Haseeb v. Imperial Oil Limited, 2018 HRTO 957
Mr. Haseeb was an international student on a visa at McGill University completing his engineering degree. He applied for an entry level engineering position at Imperial Oil. Upon graduation, he was eligible for a postgraduate work permit which allowed him to work for any employer in Canada. He anticipated that he would attain permanent residency status within three years.
Imperial Oil required graduate engineers to have permanent residency or Canadian citizenship and asked questions throughout the job application process about whether Mr. Haseeb was eligible to work in Canada on a permanent basis. Mr. Haseeb advised he was eligible to do so. He was offered a job, conditional upon providing documentary proof of citizenship or permanent residency. When he was unable to provide such proof, the job offer was withdrawn.
Mr. Haseeb alleged discrimination with respect to employment because of Imperial Oil’s pre-employment policy that a prospective job applicant must be able to work in Canada on a permanent basis. Mr. Haseeb claimed the policy breached section 5(1) of the Code, based on his place of origin, citizenship and ethnic origin.

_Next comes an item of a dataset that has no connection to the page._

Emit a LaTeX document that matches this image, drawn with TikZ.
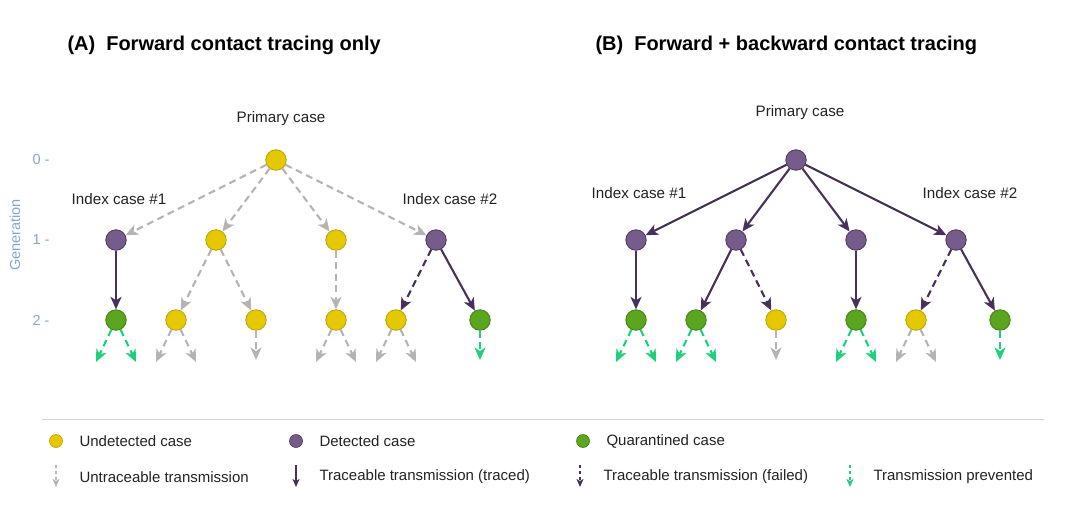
\documentclass[tikz,border=0pt]{standalone}
\usepackage{fontspec}
\setmainfont{Liberation Sans}
\usetikzlibrary{arrows.meta}
\definecolor{yel}{HTML}{E6C800}
\definecolor{yelB}{HTML}{B89E00}
\definecolor{purF}{HTML}{765C8A}
\definecolor{purB}{HTML}{4A3560}
\definecolor{purE}{HTML}{47305E}
\definecolor{grnF}{HTML}{5BA61E}
\definecolor{grnB}{HTML}{3E7A12}
\definecolor{gry}{HTML}{B4B4B4}
\definecolor{grnA}{HTML}{1DD17A}
\definecolor{axc}{HTML}{7FA6E2}
\definecolor{txt}{HTML}{222222}
\tikzset{
  case/.style={circle, minimum size=20.5pt, inner sep=0pt, line width=0.8pt},
  und/.style={case, fill=yel, draw=yelB},
  det/.style={case, fill=purF, draw=purB},
  qua/.style={case, fill=grnF, draw=grnB},
  tip/.style={-{Stealth[length=12.5pt,width=11pt,inset=3.5pt]}},
  untr/.style={tip, draw=gry, line width=2.1pt, dash pattern=on 7pt off 4.5pt},
  trc/.style={tip, draw=purE, line width=2.1pt},
  fail/.style={tip, draw=purE, line width=2.1pt, dash pattern=on 7pt off 4.5pt},
  prev/.style={tip, draw=grnA, line width=2.1pt, dash pattern=on 7pt off 4.5pt},
  lab/.style={text=txt, font=\fontsize{15.2}{18}\selectfont},
  ttl/.style={text=black, font=\fontsize{20}{24}\selectfont\bfseries, anchor=west},
  ax/.style={text=axc, font=\fontsize{14.5}{17}\selectfont},
  smtip/.style={-{Stealth[length=8pt,width=7pt,inset=2pt]}},
  luntr/.style={smtip, draw=gry, line width=1.5pt, dash pattern=on 3pt off 3pt},
  ltrc/.style={smtip, draw=purE, line width=1.5pt},
  lfail/.style={smtip, draw=purE, line width=1.5pt, dash pattern=on 3pt off 3pt},
  lprev/.style={smtip, draw=grnA, line width=1.5pt, dash pattern=on 3pt off 3pt},
  ldot/.style={circle, minimum size=13pt, inner sep=0pt, line width=0.6pt},
  leg/.style={text=txt, font=\fontsize{15}{18}\selectfont, anchor=west},
}
\begin{document}
\begin{tikzpicture}[x=1pt,y=-1pt]
\useasboundingbox (0,0) rectangle (1081,512);
% titles
\node[ttl] (tA) at (64,45) {(A)\hspace{0.55em}Forward contact tracing only};
\node[ttl] (tB) at (592,45) {(B)\hspace{0.55em}Forward + backward contact tracing};
% axis
\node[ax] (g0) at (41,160) {0 -};
\node[ax] (g1) at (41,240) {1 -};
\node[ax] (g2) at (41,320) {2 -};
\node[ax, rotate=90] (gen) at (15,235) {Generation};
% ===== Panel A =====
\node[lab] (pA) at (281,119) {Primary case};
\node[lab] (i1A) at (119,199) {Index case \#1};
\node[lab] (i2A) at (450,199) {Index case \#2};
\node[und] (a0) at (276,160) {};
\node[det] (a1) at (116,240) {};
\node[und] (a2) at (216,240) {};
\node[und] (a3) at (336,240) {};
\node[det] (a4) at (436,240) {};
\node[qua] (b1) at (116,320) {};
\node[und] (b2) at (176,320) {};
\node[und] (b3) at (256,320) {};
\node[und] (b4) at (336,320) {};
\node[und] (b5) at (396,320) {};
\node[qua] (b6) at (480,320) {};
\draw[untr] (a0) -- (a1);
\draw[untr] (a0) -- (a2);
\draw[untr] (a0) -- (a3);
\draw[untr] (a0) -- (a4);
\draw[trc] (a1) -- (b1);
\draw[untr] (a2) -- (b2);
\draw[untr] (a2) -- (b3);
\draw[untr] (a3) -- (b4);
\draw[fail] (a4) -- (b5);
\draw[trc] (a4) -- (b6);
\coordinate (s1l) at (96,362); \coordinate (s1r) at (136,362);
\coordinate (s2l) at (156,362); \coordinate (s2r) at (196,362);
\coordinate (s3) at (256,360);
\coordinate (s4l) at (316,362); \coordinate (s4r) at (356,362);
\coordinate (s5l) at (376,362); \coordinate (s5r) at (416,362);
\coordinate (s6) at (480,360);
\draw[prev] (b1) -- (s1l); \draw[prev] (b1) -- (s1r);
\draw[untr] (b2) -- (s2l); \draw[untr] (b2) -- (s2r);
\draw[untr] (b3) -- (s3);
\draw[untr] (b4) -- (s4l); \draw[untr] (b4) -- (s4r);
\draw[untr] (b5) -- (s5l); \draw[untr] (b5) -- (s5r);
\draw[prev] (b6) -- (s6);
% ===== Panel B =====
\node[lab] (pB) at (800,113) {Primary case};
\node[lab] (i1B) at (639,193) {Index case \#1};
\node[lab] (i2B) at (970,193) {Index case \#2};
\node[det] (c0) at (796,160) {};
\node[det] (c1) at (636,240) {};
\node[det] (c2) at (736,240) {};
\node[det] (c3) at (856,240) {};
\node[det] (c4) at (956,240) {};
\node[qua] (d1) at (636,320) {};
\node[qua] (d2) at (696,320) {};
\node[und] (d3) at (776,320) {};
\node[qua] (d4) at (856,320) {};
\node[und] (d5) at (916,320) {};
\node[qua] (d6) at (1000,320) {};
\draw[trc] (c0) -- (c1);
\draw[trc] (c0) -- (c2);
\draw[trc] (c0) -- (c3);
\draw[trc] (c0) -- (c4);
\draw[trc] (c1) -- (d1);
\draw[trc] (c2) -- (d2);
\draw[fail] (c2) -- (d3);
\draw[trc] (c3) -- (d4);
\draw[fail] (c4) -- (d5);
\draw[trc] (c4) -- (d6);
\coordinate (t1l) at (616,362); \coordinate (t1r) at (656,362);
\coordinate (t2l) at (676,362); \coordinate (t2r) at (716,362);
\coordinate (t3) at (776,360);
\coordinate (t4l) at (836,362); \coordinate (t4r) at (876,362);
\coordinate (t5l) at (896,362); \coordinate (t5r) at (936,362);
\coordinate (t6) at (1000,360);
\draw[prev] (d1) -- (t1l); \draw[prev] (d1) -- (t1r);
\draw[prev] (d2) -- (t2l); \draw[prev] (d2) -- (t2r);
\draw[untr] (d3) -- (t3);
\draw[prev] (d4) -- (t4l); \draw[prev] (d4) -- (t4r);
\draw[untr] (d5) -- (t5l); \draw[untr] (d5) -- (t5r);
\draw[prev] (d6) -- (t6);
% ===== Legend =====
\coordinate (sepL) at (42,419); \coordinate (sepR) at (1044,419);
\draw[gry!60, line width=0.8pt] (sepL) -- (sepR);
\node[ldot, fill=yel, draw=yelB] (ly) at (56,441) {};
\node[leg] (lyt) at (76,441) {Undetected case};
\node[ldot, fill=purF, draw=purB] (lp) at (296,441) {};
\node[leg] (lpt) at (316,441) {Detected case};
\node[ldot, fill=grnF, draw=grnB] (lg) at (583,441) {};
\node[leg] (lgt) at (603,441) {Quarantined case};
\coordinate (u1) at (56,465); \coordinate (u2) at (56,487);
\draw[luntr] (u1) -- (u2);
\node[leg] (lut) at (76,477) {Untraceable transmission};
\coordinate (v1) at (296,465); \coordinate (v2) at (296,487);
\draw[ltrc] (v1) -- (v2);
\node[leg] (lvt) at (316,477) {Traceable transmission (traced)};
\coordinate (w1) at (580,465); \coordinate (w2) at (580,487);
\draw[lfail] (w1) -- (w2);
\node[leg] (lwt) at (600,477) {Traceable transmission (failed)};
\coordinate (x1) at (850,465); \coordinate (x2) at (850,487);
\draw[lprev] (x1) -- (x2);
\node[leg] (lxt) at (870,477) {Transmission prevented};
\end{tikzpicture}
\end{document}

Imperial Oil argued (a) its requirement for the permanent ability to work in Canada was a bona fide occupational requirement (BFOR); and (b) Mr. Haseeb’s dishonesty about his ability to work on a permanent basis during the interview process was the reason the offer was withdrawn.
The Tribunal found:
- Imperial Oil’s hiring policy was directly discriminatory, and it could not rely upon an argument that permanent eligibility to work in Canada was BFOR;
- Imperial Oil’s policy was not a BFOR anyway because (a) there was no evidence that the permanence requirement was rationally linked to any of the specific job duties; and (b) it was a requirement that was could be waived for job candidates whose skills were in higher demand; and
- Imperial Oil’s job offer had expired when he failed to provide the required documents, and in any event, the evidence did not prove that this was the sole reason he was not hired.
The Tribunal ordered:
- that Imperial Oil’s policy of requiring a job applicant to disclose in writing and verbally that she or he is a citizen or permanent resident of Canada was prohibited conduct under sections 23(1) and 23(2) of the Code; and
- that Imperial Oil’s hiring policy requiring permanent residence directly violated section 5(1) of the Code and was not saved by any defence available in the Code.
The Tribunal later held a separate hearing to determine the appropriate remedial order given its finding that Imperial Oil violated Mr. Haseeb’s human rights. The Tribunal ordered approximately $120,000 in damages, lost wages and pre-judgment interest payable by Imperial Oil to Mr. Haseeb.